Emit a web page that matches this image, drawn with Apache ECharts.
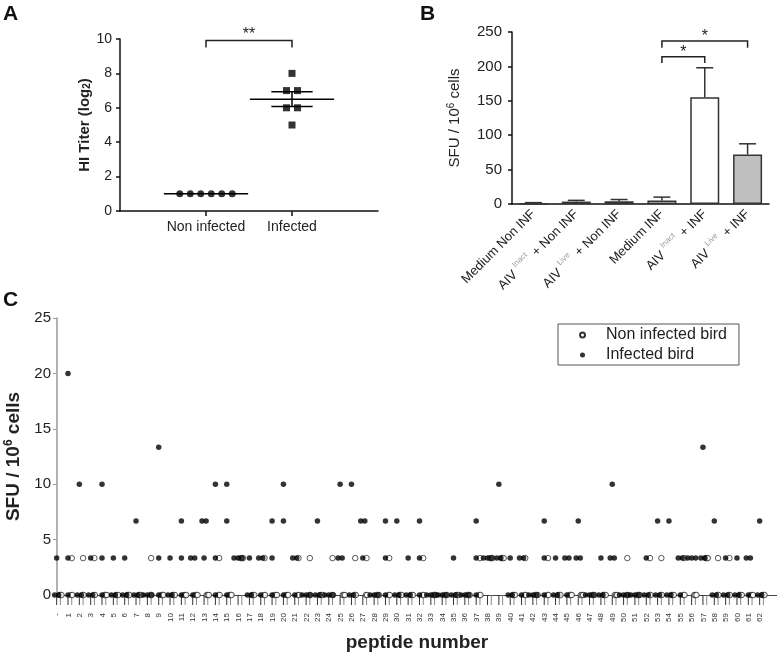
<!DOCTYPE html>
<html><head><meta charset="utf-8">
<script src="https://cdn.jsdelivr.net/npm/echarts@6/dist/echarts.min.js"></script>
<style>html,body{margin:0;padding:0;background:#fff}#c{width:777px;height:655px}</style>
</head><body><div id="c"></div>
<script>
// ---------- Panel A data ----------
const hiCategories = ['Non infected', 'Infected'];
const hiNonInfected = [1, 1, 1, 1, 1, 1];
const hiInfected = [8, 7, 7, 6, 6, 5];

// ---------- Panel B data ----------
const sfuCategories = ['Medium Non INF', 'AIV Inact + Non INF', 'AIV Live + Non INF', 'Medium INF', 'AIV Inact + INF', 'AIV Live + INF'];
const sfuMean = [1, 3.5, 4, 5, 155, 72];
const sfuSem = [1, 1.8, 2.5, 5, 43, 15.5];

// ---------- Panel C data ----------
const peptideLabels = ['-','1','2','3','4','5','6','7','8','9','10','11','12','13','14','15','16','17','18','19','20',
  '21','22','23','24','25','26','27','28','29','30','31','32','33','34','35','36','37','38','39','40',
  '41','42','43','44','45','46','47','48','49','50','51','52','53','54','55','56','57','58','59','60','61','62'];
const infectedBird = [
  [3.33,0,0],[20,3.33,0],[10,0,0],[3.33,0,0],[10,3.33,0],[3.33,0,0],[3.33,0,0],[6.67,0,0],[0,0,0],[13.33,3.33,0],
  [3.33,0,0],[6.67,3.33,0],[3.33,3.33,0],[6.67,6.67,3.33],[10,3.33,0],[10,6.67,0],[3.33,3.33,3.33],[3.33,0,0],[3.33,3.33,0],[6.67,3.33,0],
  [10,6.67,0],[3.33,3.33,0],[0,0,0],[6.67,0,0],[0,0,0],[10,3.33,3.33],[10,0,0],[6.67,6.67,3.33],[0,0,0],[6.67,3.33,0],
  [6.67,0,0],[3.33,0,0],[6.67,3.33,0],[0,0,0],[0,0,0],[3.33,0,0],[0,0,0],[6.67,3.33,0],[3.33,3.33,3.33],[10,3.33,3.33],
  [3.33,0,0],[3.33,3.33,0],[0,0,0],[6.67,3.33,0],[3.33,0,0],[3.33,3.33,0],[6.67,3.33,3.33],[0,0,0],[3.33,0,0],[10,3.33,3.33],
  [0,0,0],[0,0,0],[3.33,0,0],[6.67,0,0],[6.67,0,0],[3.33,3.33,0],[3.33,3.33,3.33],[13.33,3.33,3.33],[6.67,0,0],[3.33,0,0],
  [3.33,0,0],[3.33,3.33,0],[6.67,0,0]
];
const nonInfectedBird = [
  [0,0,0],[3.33,0,0],[3.33,0,0],[3.33,0,0],[0,0,0],[0,0,0],[0,0,0],[0,0,0],[3.33,0,0],[0,0,0],
  [0,0,0],[0,0,0],[0,0,0],[0,0,0],[3.33,0,0],[0,0,0],[3.33,3.33,3.33],[0,0,0],[3.33,0,0],[0,0,0],
  [0,0,0],[3.33,0,0],[3.33,0,0],[0,0,0],[3.33,0,0],[0,0,0],[3.33,0,0],[3.33,0,0],[0,0,0],[3.33,0,0],
  [0,0,0],[0,0,0],[3.33,0,0],[0,0,0],[0,0,0],[0,0,0],[0,0,0],[3.33,0,0],[3.33,3.33,3.33],[3.33,3.33,3.33],
  [0,0,0],[3.33,0,0],[0,0,0],[3.33,0,0],[0,0,0],[0,0,0],[0,0,0],[0,0,0],[0,0,0],[0,0,0],
  [3.33,0,0],[0,0,0],[3.33,0,0],[3.33,0,0],[0,0,0],[3.33,0,0],[0,0,0],[3.33,3.33,3.33],[3.33,0,0],[3.33,0,0],
  [0,0,0],[0,0,0],[0,0,0]
];

// ---------- helpers ----------
const FONT = '"Liberation Sans", Arial, Helvetica, sans-serif';
function spreadOffsets(values, center, spacing) {
  const counts = {}, seen = {};
  values.forEach(v => { counts[v] = (counts[v] || 0) + 1; });
  return values.map(v => {
    seen[v] = seen[v] === undefined ? 0 : seen[v] + 1;
    return center + (seen[v] - (counts[v] - 1) / 2) * spacing;
  });
}
function meanSem(arr) {
  const n = arr.length, m = arr.reduce((a, b) => a + b, 0) / n;
  const sd = Math.sqrt(arr.reduce((a, b) => a + (b - m) * (b - m), 0) / (n - 1));
  return [m, sd / Math.sqrt(n)];
}

// Panel A points
const hiNIPoints = spreadOffsets(hiNonInfected, 0, 0.122).map((o, k) => [1 + o, hiNonInfected[k]]);
const hiINPoints = spreadOffsets(hiInfected, 0, 0.128).map((o, k) => [2 + o, hiInfected[k]]);
const hiStats = [hiNonInfected, hiInfected].map((arr, i) => [i + 1].concat(meanSem(arr)));

// Panel C points
const INF_CENTER = -0.03, NI_CENTER = 0.3;
const cInf = [], cNI = [];
infectedBird.forEach((vals, i) => spreadOffsets(vals, INF_CENTER, 0.36).forEach((o, k) => cInf.push([i + o, vals[k]])));
nonInfectedBird.forEach((vals, i) => spreadOffsets(vals, NI_CENTER, 0.1).forEach((o, k) => cNI.push([i + o, vals[k]])));

function bracketSeries(xi, yi, from, to, top, leg, label, lift) {
  return {
    type: 'custom', xAxisIndex: xi, yAxisIndex: yi, silent: true, clip: false, z: 5,
    data: [[from, to, top, leg]],
    renderItem: function (params, api) {
      const a = api.coord([api.value(0), api.value(3)]);
      const b = api.coord([api.value(0), api.value(2)]);
      const c = api.coord([api.value(1), api.value(2)]);
      const d = api.coord([api.value(1), api.value(3)]);
      return { type: 'group', children: [
        { type: 'polyline', shape: { points: [a, b, c, d] }, style: { stroke: '#222', lineWidth: 1.5, fill: null } },
        { type: 'text', style: { text: label, x: (b[0] + c[0]) / 2, y: b[1] - lift, align: 'center', verticalAlign: 'middle', fontSize: 16, fontFamily: FONT, fill: '#222' } }
      ]};
    }
  };
}

const chart = echarts.init(document.getElementById('c'));
const option = {
  animation: false,
  textStyle: { fontFamily: FONT },
  grid: [
    { left: 120, top: 39, width: 258, height: 172, outerBoundsMode: 'none', containLabel: false },
    { left: 512, top: 32, width: 257, height: 172, outerBoundsMode: 'none', containLabel: false },
    { left: 57, top: 318, width: 720, height: 277, outerBoundsMode: 'none', containLabel: false }
  ],
  xAxis: [
    { gridIndex: 0, type: 'value', min: 0, max: 3, interval: 1,
      axisLine: { lineStyle: { color: '#111', width: 1.5 } },
      axisTick: { customValues: [1, 2], length: 5, lineStyle: { color: '#111', width: 1.5 } },
      axisLabel: { customValues: [1, 2], formatter: v => hiCategories[v - 1] || '', fontSize: 14, color: '#222', margin: 9 },
      splitLine: { show: false } },
    { gridIndex: 1, type: 'category', data: sfuCategories,
      axisLine: { lineStyle: { color: '#111', width: 1.5 } },
      axisTick: { alignWithLabel: true, length: 4, lineStyle: { color: '#111', width: 1.5 } },
      axisLabel: { interval: 0, rotate: 45, margin: 8, fontSize: 13, color: '#222',
        formatter: v => v.replace(/^AIV (Inact|Live) (.*)$/, '{a|AIV }{s|$1}{a| $2}'),
        rich: { a: { fontSize: 13, color: '#222', lineHeight: 20, verticalAlign: 'middle' },
                s: { fontSize: 8, color: '#9a9a9a', lineHeight: 10, verticalAlign: 'top', padding: [0, 2, 0, 0] } } } },
    { gridIndex: 2, type: 'value', min: 0, max: 63.5, interval: 1,
      axisLine: { lineStyle: { color: '#444', width: 1 } },
      axisTick: { show: false },
      axisLabel: { rotate: 90, fontSize: 8, color: '#333', margin: 18,
        formatter: v => (Number.isInteger(v) && v >= 0 && v < peptideLabels.length) ? peptideLabels[v] : '' },
      splitLine: { show: false },
      name: 'peptide number', nameLocation: 'middle', nameGap: 38,
      nameTextStyle: { fontSize: 19, fontWeight: 'bold', color: '#222' } }
  ],
  yAxis: [
    { gridIndex: 0, type: 'value', min: 0, max: 10, interval: 2,
      axisLine: { show: true, lineStyle: { color: '#111', width: 1.5 } },
      axisTick: { show: true, length: 4, lineStyle: { color: '#111', width: 1.5 } },
      axisLabel: { fontSize: 14, color: '#222', margin: 8 },
      splitLine: { show: false },
      name: '{a|HI Titer (log}{s|2}{a|)}', nameLocation: 'middle', nameGap: 26,
      nameTextStyle: { rich: { a: { fontSize: 15, fontWeight: 'bold', color: '#222' }, s: { fontSize: 10, fontWeight: 'bold', color: '#222', verticalAlign: 'bottom', padding: [6, 0, 0, 0] } } } },
    { gridIndex: 1, type: 'value', min: 0, max: 250, interval: 50,
      axisLine: { show: true, lineStyle: { color: '#111', width: 1.5 } },
      axisTick: { show: true, length: 4, lineStyle: { color: '#111', width: 1.5 } },
      axisLabel: { fontSize: 15, color: '#222', margin: 10 },
      splitLine: { show: false },
      name: '{a|SFU / 10}{s|6}{a| cells}', nameLocation: 'middle', nameGap: 48,
      nameTextStyle: { rich: { a: { fontSize: 15, color: '#222' }, s: { fontSize: 10, color: '#222', verticalAlign: 'top', padding: [0, 0, 8, 0] } } } },
    { gridIndex: 2, type: 'value', min: 0, max: 25, interval: 5,
      axisLine: { show: true, lineStyle: { color: '#999', width: 1.5 } },
      axisTick: { show: true, length: 4, lineStyle: { color: '#999', width: 1 } },
      axisLabel: { fontSize: 15, color: '#222', margin: 6 },
      splitLine: { show: false },
      name: '{a|SFU / 10}{s|6}{a| cells}', nameLocation: 'middle', nameGap: 27,
      nameTextStyle: { rich: { a: { fontSize: 19, fontWeight: 'bold', color: '#222' }, s: { fontSize: 12, fontWeight: 'bold', color: '#222', verticalAlign: 'top', padding: [0, 0, 10, 0] } } } }
  ],
  legend: {
    data: ['Non infected bird', 'Infected bird'], orient: 'vertical', left: 558, top: 324,
    borderColor: '#555', borderWidth: 1, padding: [3, 12, 2, 21], itemWidth: 5, itemHeight: 5, itemGap: 4,
    textStyle: { fontSize: 16, color: '#222', padding: [0, 0, 0, 16] }
  },
  graphic: [
    { type: 'text', left: 3, top: 4, style: { text: 'A', fontSize: 21, fontWeight: 'bold', fill: '#111', fontFamily: FONT } },
    { type: 'text', left: 420, top: 4, style: { text: 'B', fontSize: 21, fontWeight: 'bold', fill: '#111', fontFamily: FONT } },
    { type: 'text', left: 3, top: 290, style: { text: 'C', fontSize: 21, fontWeight: 'bold', fill: '#111', fontFamily: FONT } }
  ],
  series: [
    // Panel A
    { type: 'scatter', xAxisIndex: 0, yAxisIndex: 0, data: hiNIPoints, symbol: 'circle', symbolSize: 7, itemStyle: { color: '#000' }, clip: false },
    { type: 'scatter', xAxisIndex: 0, yAxisIndex: 0, data: hiINPoints, symbol: 'rect', symbolSize: 7, itemStyle: { color: '#000' }, clip: false },
    { type: 'custom', xAxisIndex: 0, yAxisIndex: 0, data: hiStats, silent: true, z: 3,
      renderItem: function (params, api) {
        const x = api.value(0), m = api.value(1), s = api.value(2);
        const st = { stroke: '#000', lineWidth: 1.5 };
        const L = (p, q) => ({ type: 'line', shape: { x1: p[0], y1: p[1], x2: q[0], y2: q[1] }, style: st });
        const ch = [L(api.coord([x - 0.49, m]), api.coord([x + 0.49, m]))];
        if (s > 0) {
          ch.push(L(api.coord([x - 0.24, m + s]), api.coord([x + 0.24, m + s])));
          ch.push(L(api.coord([x - 0.24, m - s]), api.coord([x + 0.24, m - s])));
          ch.push(L(api.coord([x, m - s]), api.coord([x, m + s])));
        }
        return { type: 'group', children: ch };
      } },
    bracketSeries(0, 0, 1, 2, 9.92, 9.5, '**', 6),
    // Panel B
    { type: 'bar', xAxisIndex: 1, yAxisIndex: 1, barWidth: 29,
      data: sfuMean.map((v, i) => ({ value: v, itemStyle: { color: [1, 5].includes(i) ? '#c0c0c0' : '#ffffff' } })),
      itemStyle: { borderColor: '#333', borderWidth: 1.5 } },
    { type: 'custom', xAxisIndex: 1, yAxisIndex: 1, silent: true, z: 4,
      data: sfuMean.map((m, i) => [i, m, sfuSem[i]]),
      renderItem: function (params, api) {
        const p0 = api.coord([api.value(0), api.value(1)]);
        const p1 = api.coord([api.value(0), api.value(1) + api.value(2)]);
        const st = { stroke: '#333', lineWidth: 1.5 };
        return { type: 'group', children: [
          { type: 'line', shape: { x1: p0[0], y1: p0[1], x2: p1[0], y2: p1[1] }, style: st },
          { type: 'line', shape: { x1: p1[0] - 8.5, y1: p1[1], x2: p1[0] + 8.5, y2: p1[1] }, style: st }
        ]};
      } },
    bracketSeries(1, 1, 3, 4, 214, 205, '*', 4),
    bracketSeries(1, 1, 3, 5, 237, 227, '*', 4),
    // Panel C
    { type: 'custom', xAxisIndex: 2, yAxisIndex: 2, silent: true, clip: false, z: 1,
      data: peptideLabels.map((_, i) => [i]),
      renderItem: function (params, api) {
        const i = api.value(0);
        const a = api.coord([i + INF_CENTER, 0]), b = api.coord([i + NI_CENTER, 0]);
        return { type: 'group', children: [
          { type: 'line', shape: { x1: a[0], y1: a[1], x2: a[0], y2: a[1] + 10 }, style: { stroke: '#333', lineWidth: 1 } },
          { type: 'line', shape: { x1: b[0], y1: b[1], x2: b[0], y2: b[1] + 10 }, style: { stroke: '#888', lineWidth: 1 } }
        ]};
      } },
    { name: 'Non infected bird', type: 'scatter', xAxisIndex: 2, yAxisIndex: 2, data: cNI, symbol: 'circle', symbolSize: 5.5,
      itemStyle: { color: '#fff', borderColor: '#000', borderWidth: 0.8 }, clip: false, z: 2 },
    { name: 'Infected bird', type: 'scatter', xAxisIndex: 2, yAxisIndex: 2, data: cInf, symbol: 'circle', symbolSize: 5.5,
      itemStyle: { color: '#000' }, clip: false, z: 3 }
  ]
};
chart.setOption(option);
</script></body></html>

● **WRITTEN INSTRUCTION**
Please extract exactly the lines of the data, from the first through the line containing "const hiInfected = [8, 7, 7, 6, 6, 5];", and add no pictures to the copy.

● **IN RESPONSE**
Emit a web page that matches this image, drawn with Apache ECharts.
<!DOCTYPE html>
<html><head><meta charset="utf-8">
<script src="https://cdn.jsdelivr.net/npm/echarts@6/dist/echarts.min.js"></script>
<style>html,body{margin:0;padding:0;background:#fff}#c{width:777px;height:655px}</style>
</head><body><div id="c"></div>
<script>
// ---------- Panel A data ----------
const hiCategories = ['Non infected', 'Infected'];
const hiNonInfected = [1, 1, 1, 1, 1, 1];
const hiInfected = [8, 7, 7, 6, 6, 5];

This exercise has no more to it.